To sample the full base_v1 feature set on that same aggregation:

python -m cusp.features \
  --input runs/examples/aggregated_100m_example.csv \
  --output runs/examples/aggregated_100m_example_base_v1_features.csv \
  --manifest runs/examples/aggregated_100m_example_base_v1_features_manifest.json \
  --gee-project <your-earth-engine-project> \
  --resume

PowerShell users can run the smoke feature example with:

$GeeProject = "<your-earth-engine-project>"
$InputPath = "runs\examples\aggregated_100m_example.csv"
$OutDir = "runs\examples"
$Stem = [System.IO.Path]::GetFileNameWithoutExtension($InputPath)

python -m cusp.features `
  --input $InputPath `
  --output "$OutDir\${Stem}_features.csv" `
  --manifest "$OutDir\${Stem}_features_manifest.json" `
  --gee-project $GeeProject `
  --feature-set none `
  --features soil_oc,merit_hand `
  --resume

Feature Table For A Release¶

Aggregated feature tables are useful for modeling and exploration, but they are different from the release feature table.

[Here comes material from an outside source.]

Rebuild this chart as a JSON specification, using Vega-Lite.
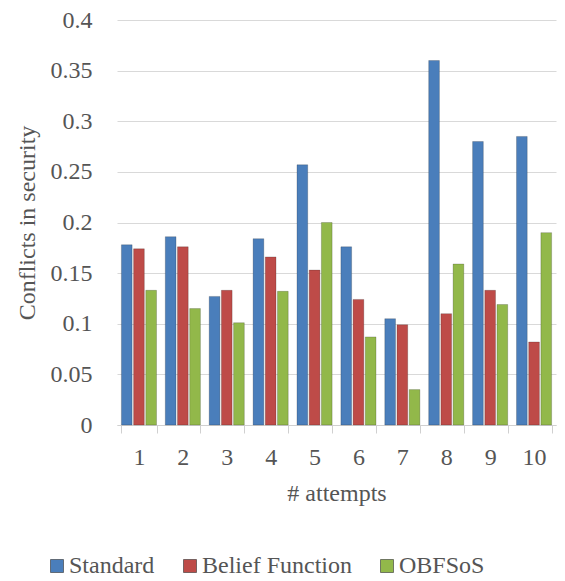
{
  "$schema": "https://vega.github.io/schema/vega-lite/v6.json",
  "autosize": "none",
  "width": 439,
  "height": 405,
  "padding": {"left": 117, "top": 20, "right": 9, "bottom": 156},
  "background": "white",
  "data": {"values": [
    {"attempt": "1", "series": "Standard", "value": 0.178},
    {"attempt": "1", "series": "Belief Function", "value": 0.174},
    {"attempt": "1", "series": "OBFSoS", "value": 0.133},
    {"attempt": "2", "series": "Standard", "value": 0.186},
    {"attempt": "2", "series": "Belief Function", "value": 0.176},
    {"attempt": "2", "series": "OBFSoS", "value": 0.115},
    {"attempt": "3", "series": "Standard", "value": 0.127},
    {"attempt": "3", "series": "Belief Function", "value": 0.133},
    {"attempt": "3", "series": "OBFSoS", "value": 0.101},
    {"attempt": "4", "series": "Standard", "value": 0.184},
    {"attempt": "4", "series": "Belief Function", "value": 0.166},
    {"attempt": "4", "series": "OBFSoS", "value": 0.132},
    {"attempt": "5", "series": "Standard", "value": 0.257},
    {"attempt": "5", "series": "Belief Function", "value": 0.153},
    {"attempt": "5", "series": "OBFSoS", "value": 0.2},
    {"attempt": "6", "series": "Standard", "value": 0.176},
    {"attempt": "6", "series": "Belief Function", "value": 0.124},
    {"attempt": "6", "series": "OBFSoS", "value": 0.087},
    {"attempt": "7", "series": "Standard", "value": 0.105},
    {"attempt": "7", "series": "Belief Function", "value": 0.099},
    {"attempt": "7", "series": "OBFSoS", "value": 0.035},
    {"attempt": "8", "series": "Standard", "value": 0.36},
    {"attempt": "8", "series": "Belief Function", "value": 0.11},
    {"attempt": "8", "series": "OBFSoS", "value": 0.159},
    {"attempt": "9", "series": "Standard", "value": 0.28},
    {"attempt": "9", "series": "Belief Function", "value": 0.133},
    {"attempt": "9", "series": "OBFSoS", "value": 0.119},
    {"attempt": "10", "series": "Standard", "value": 0.285},
    {"attempt": "10", "series": "Belief Function", "value": 0.082},
    {"attempt": "10", "series": "OBFSoS", "value": 0.19}
  ]},
  "mark": {"type": "bar", "stroke": "#1a1a1a", "strokeOpacity": 0.35, "strokeWidth": 0.6},
  "encoding": {
    "x": {
      "field": "attempt", "type": "ordinal", "sort": null,
      "scale": {"paddingInner": 0.2, "paddingOuter": 0.1},
      "axis": {
        "title": "# attempts", "titleFont": "Liberation Serif", "titleFontSize": 24, "titleFontWeight": "normal", "titleColor": "#555555", "titlePadding": 12,
        "labelFont": "Liberation Serif", "labelFontSize": 24, "labelColor": "#555555", "labelAngle": 0, "labelPadding": 12,
        "tickBand": "extent", "tickSize": 8, "tickColor": "#d0d0d0", "domainColor": "#d0d0d0", "grid": false
      }
    },
    "xOffset": {"field": "series", "type": "nominal", "sort": ["Standard", "Belief Function", "OBFSoS"], "scale": {"paddingInner": 0.12}},
    "y": {
      "field": "value", "type": "quantitative",
      "scale": {"domain": [0, 0.4]},
      "axis": {
        "title": "Conflicts in security", "titleFont": "Liberation Serif", "titleFontSize": 24, "titleFontWeight": "normal", "titleColor": "#555555", "titlePadding": 11,
        "labelFont": "Liberation Serif", "labelFontSize": 24, "labelColor": "#555555", "labelPadding": 25,
        "values": [0, 0.05, 0.1, 0.15, 0.2, 0.25, 0.3, 0.35, 0.4], "format": "~g",
        "ticks": false, "domain": false, "gridColor": "#d9d9d9", "gridWidth": 1.2
      }
    },
    "color": {
      "field": "series", "type": "nominal", "sort": ["Standard", "Belief Function", "OBFSoS"],
      "scale": {"domain": ["Standard", "Belief Function", "OBFSoS"], "range": ["#4a7ebb", "#be4b48", "#92b84a"]},
      "legend": {
        "title": null, "orient": "none", "legendX": -72, "legendY": 534, "direction": "horizontal",
        "symbolType": "square", "symbolSize": 169, "symbolStrokeWidth": 0.6, "symbolStrokeColor": "#333333",
        "labelFont": "Liberation Serif", "labelFontSize": 24, "labelColor": "#555555", "columnPadding": 23, "labelOffset": 0
      }
    }
  },
  "config": {"view": {"stroke": null}}
}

The release feature table is sampled from the rebuilt observation table in the repository:

python -m cusp.features \
  --input exports/latest/cusp_v1.0.csv \
  --output runs/examples/cusp_v1.0_features.csv \
  --manifest runs/examples/cusp_v1.0_features_manifest.json \
  --gee-project <your-earth-engine-project> \
  --resume

This output is keyed to cusp_obs_id and can be packaged as cusp_features_vX.Y.csv with python -m cusp.export.